* **What to produce**:
Leave out every picture. Copy exactly the lines from the one holding "Recreate this image" through the one holding "from bokeh.resources import INLINE".

A block of data
start
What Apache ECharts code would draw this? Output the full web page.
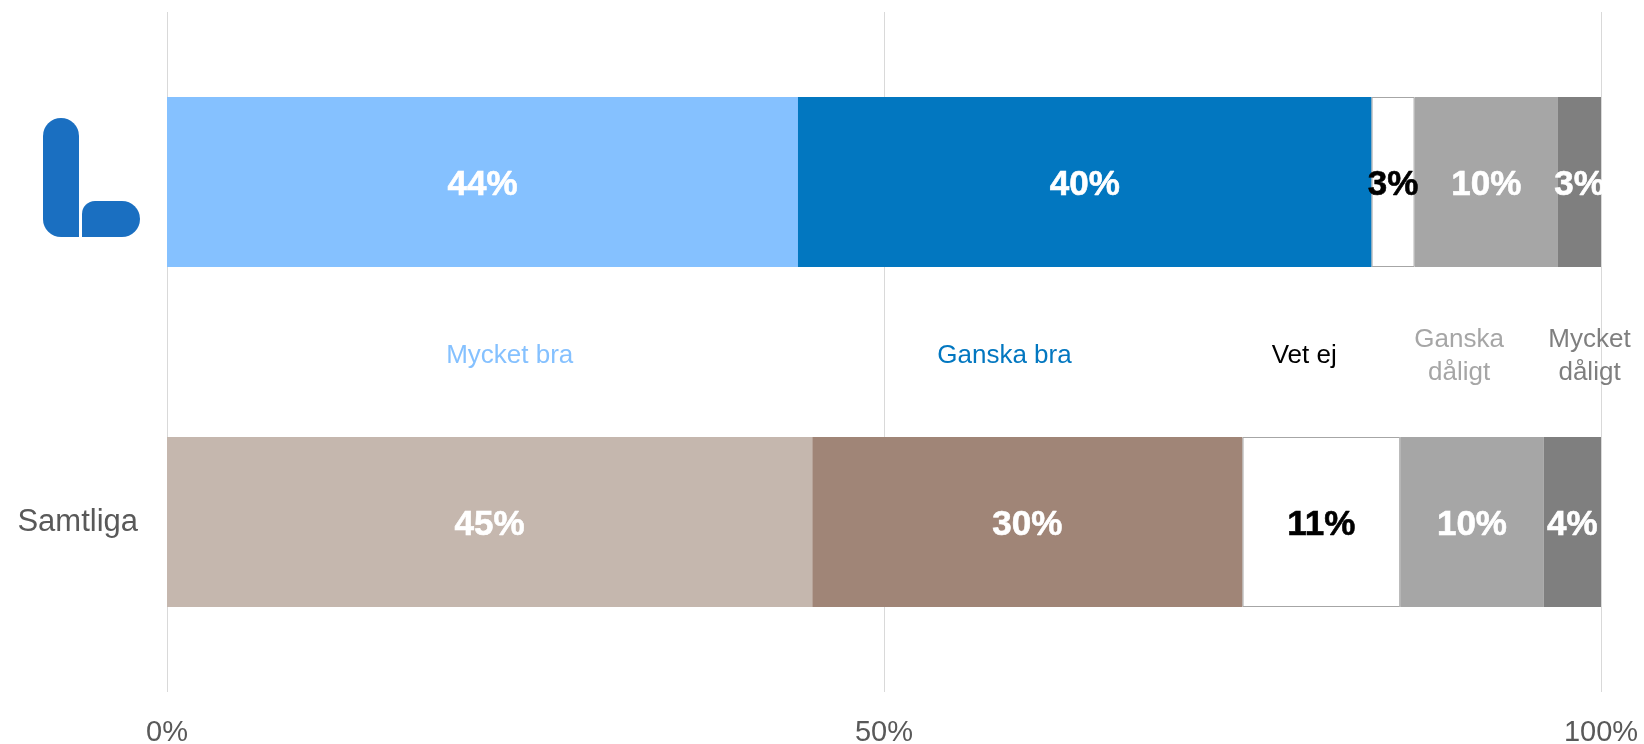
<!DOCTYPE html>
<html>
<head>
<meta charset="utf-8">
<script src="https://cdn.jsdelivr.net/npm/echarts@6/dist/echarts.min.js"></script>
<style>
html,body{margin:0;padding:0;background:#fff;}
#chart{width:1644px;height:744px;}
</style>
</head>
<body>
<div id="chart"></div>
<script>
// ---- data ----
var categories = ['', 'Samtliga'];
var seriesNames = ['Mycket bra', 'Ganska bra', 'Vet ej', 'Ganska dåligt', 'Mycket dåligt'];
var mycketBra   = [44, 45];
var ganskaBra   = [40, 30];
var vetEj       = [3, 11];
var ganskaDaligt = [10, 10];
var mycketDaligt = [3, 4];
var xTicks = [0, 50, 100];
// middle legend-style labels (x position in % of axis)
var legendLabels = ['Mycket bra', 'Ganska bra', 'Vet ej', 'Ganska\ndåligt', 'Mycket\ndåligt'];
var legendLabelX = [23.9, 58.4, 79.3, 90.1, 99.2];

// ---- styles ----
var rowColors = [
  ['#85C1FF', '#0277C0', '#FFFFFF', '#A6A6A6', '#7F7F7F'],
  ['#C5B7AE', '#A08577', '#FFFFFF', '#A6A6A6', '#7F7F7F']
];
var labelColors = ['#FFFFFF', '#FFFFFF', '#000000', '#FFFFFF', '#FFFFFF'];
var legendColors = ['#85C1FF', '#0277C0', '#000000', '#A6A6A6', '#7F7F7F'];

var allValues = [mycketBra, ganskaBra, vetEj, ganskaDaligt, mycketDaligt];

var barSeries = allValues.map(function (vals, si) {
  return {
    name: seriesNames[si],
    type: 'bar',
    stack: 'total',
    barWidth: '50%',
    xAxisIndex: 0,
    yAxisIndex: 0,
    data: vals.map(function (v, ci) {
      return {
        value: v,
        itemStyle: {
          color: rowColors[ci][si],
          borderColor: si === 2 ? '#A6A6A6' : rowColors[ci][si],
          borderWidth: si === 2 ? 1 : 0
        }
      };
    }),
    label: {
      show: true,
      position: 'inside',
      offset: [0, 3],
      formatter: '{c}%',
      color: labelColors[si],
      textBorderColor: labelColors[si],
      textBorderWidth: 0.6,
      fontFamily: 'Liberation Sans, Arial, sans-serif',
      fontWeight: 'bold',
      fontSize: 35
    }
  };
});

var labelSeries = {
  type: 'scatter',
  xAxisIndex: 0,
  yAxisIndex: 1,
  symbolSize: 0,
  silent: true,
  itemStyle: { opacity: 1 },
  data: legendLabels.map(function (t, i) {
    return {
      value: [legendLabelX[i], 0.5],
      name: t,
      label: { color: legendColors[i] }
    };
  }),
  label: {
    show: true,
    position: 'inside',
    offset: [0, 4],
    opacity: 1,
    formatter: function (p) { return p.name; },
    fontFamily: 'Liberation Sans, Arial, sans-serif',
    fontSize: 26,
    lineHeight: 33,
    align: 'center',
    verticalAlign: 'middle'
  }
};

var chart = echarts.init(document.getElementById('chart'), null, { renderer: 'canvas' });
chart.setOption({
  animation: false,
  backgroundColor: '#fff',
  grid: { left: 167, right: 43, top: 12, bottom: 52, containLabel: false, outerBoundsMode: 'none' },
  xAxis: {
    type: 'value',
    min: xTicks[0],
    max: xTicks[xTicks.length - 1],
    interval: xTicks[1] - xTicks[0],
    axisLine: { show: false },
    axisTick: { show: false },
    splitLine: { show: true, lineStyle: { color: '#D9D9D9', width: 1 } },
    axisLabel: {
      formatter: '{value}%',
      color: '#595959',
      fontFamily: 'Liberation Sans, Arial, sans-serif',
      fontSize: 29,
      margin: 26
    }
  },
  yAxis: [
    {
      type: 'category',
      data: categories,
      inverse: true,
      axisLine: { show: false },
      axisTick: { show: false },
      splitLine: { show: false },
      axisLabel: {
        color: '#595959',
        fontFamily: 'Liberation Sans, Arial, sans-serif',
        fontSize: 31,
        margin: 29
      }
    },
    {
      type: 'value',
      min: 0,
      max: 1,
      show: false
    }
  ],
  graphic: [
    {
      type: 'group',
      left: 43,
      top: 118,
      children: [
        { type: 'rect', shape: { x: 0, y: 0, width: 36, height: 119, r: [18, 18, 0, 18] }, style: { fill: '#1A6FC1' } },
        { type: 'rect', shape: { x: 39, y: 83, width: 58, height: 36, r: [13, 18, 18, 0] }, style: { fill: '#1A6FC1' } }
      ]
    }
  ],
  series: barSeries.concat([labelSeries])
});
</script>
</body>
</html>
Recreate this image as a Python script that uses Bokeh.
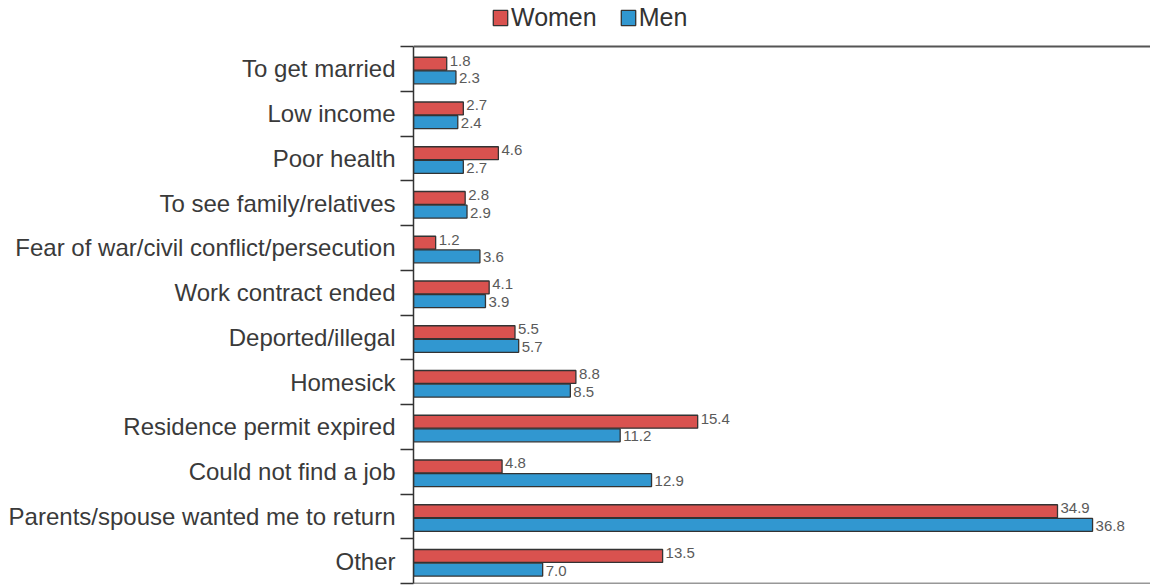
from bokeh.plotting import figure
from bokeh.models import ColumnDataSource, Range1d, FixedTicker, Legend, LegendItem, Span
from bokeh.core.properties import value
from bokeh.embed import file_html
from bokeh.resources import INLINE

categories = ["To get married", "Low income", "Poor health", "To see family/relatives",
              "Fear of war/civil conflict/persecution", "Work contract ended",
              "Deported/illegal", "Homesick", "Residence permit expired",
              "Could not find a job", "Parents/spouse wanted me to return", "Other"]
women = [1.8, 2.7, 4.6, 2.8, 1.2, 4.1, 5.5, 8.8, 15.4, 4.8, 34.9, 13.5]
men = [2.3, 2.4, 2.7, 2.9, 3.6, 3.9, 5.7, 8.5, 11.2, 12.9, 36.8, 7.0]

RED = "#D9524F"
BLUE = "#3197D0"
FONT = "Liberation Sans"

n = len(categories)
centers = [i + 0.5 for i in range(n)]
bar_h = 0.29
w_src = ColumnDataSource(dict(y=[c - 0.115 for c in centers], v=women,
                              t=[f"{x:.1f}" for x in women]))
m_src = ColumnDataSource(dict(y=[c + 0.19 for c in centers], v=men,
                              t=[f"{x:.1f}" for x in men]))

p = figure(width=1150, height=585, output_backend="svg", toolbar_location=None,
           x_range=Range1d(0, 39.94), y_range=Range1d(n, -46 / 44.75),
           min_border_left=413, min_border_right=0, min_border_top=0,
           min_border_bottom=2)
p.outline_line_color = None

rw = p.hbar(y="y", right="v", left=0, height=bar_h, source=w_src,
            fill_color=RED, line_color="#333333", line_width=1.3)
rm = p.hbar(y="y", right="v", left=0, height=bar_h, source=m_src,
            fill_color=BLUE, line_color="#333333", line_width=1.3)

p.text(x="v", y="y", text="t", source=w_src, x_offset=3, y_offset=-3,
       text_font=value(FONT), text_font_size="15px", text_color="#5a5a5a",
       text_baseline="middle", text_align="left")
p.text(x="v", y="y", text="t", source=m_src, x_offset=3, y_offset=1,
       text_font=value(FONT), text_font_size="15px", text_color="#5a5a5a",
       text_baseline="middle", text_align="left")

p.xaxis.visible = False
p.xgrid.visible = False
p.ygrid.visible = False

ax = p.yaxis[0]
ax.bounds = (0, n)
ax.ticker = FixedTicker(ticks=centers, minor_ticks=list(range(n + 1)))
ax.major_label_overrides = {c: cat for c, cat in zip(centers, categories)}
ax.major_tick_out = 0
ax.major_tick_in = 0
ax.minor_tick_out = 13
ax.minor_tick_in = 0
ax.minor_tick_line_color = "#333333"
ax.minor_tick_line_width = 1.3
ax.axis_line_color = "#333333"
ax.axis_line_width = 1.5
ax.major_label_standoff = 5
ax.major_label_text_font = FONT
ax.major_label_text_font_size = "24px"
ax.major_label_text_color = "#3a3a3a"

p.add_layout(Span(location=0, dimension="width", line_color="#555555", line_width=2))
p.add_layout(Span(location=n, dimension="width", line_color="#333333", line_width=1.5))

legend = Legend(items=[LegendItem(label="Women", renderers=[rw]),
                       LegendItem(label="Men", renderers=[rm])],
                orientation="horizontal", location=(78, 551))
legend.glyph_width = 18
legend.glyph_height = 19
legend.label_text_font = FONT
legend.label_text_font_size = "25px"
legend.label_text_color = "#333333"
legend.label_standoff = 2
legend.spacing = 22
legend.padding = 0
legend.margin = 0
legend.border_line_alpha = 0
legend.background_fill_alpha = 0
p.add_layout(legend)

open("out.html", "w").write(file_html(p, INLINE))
end
* **Output of the task**:
Recreate this image as a Python script that uses Bokeh.
from bokeh.plotting import figure
from bokeh.models import ColumnDataSource, Range1d, FixedTicker, Legend, LegendItem, Span
from bokeh.core.properties import value
from bokeh.embed import file_html
from bokeh.resources import INLINE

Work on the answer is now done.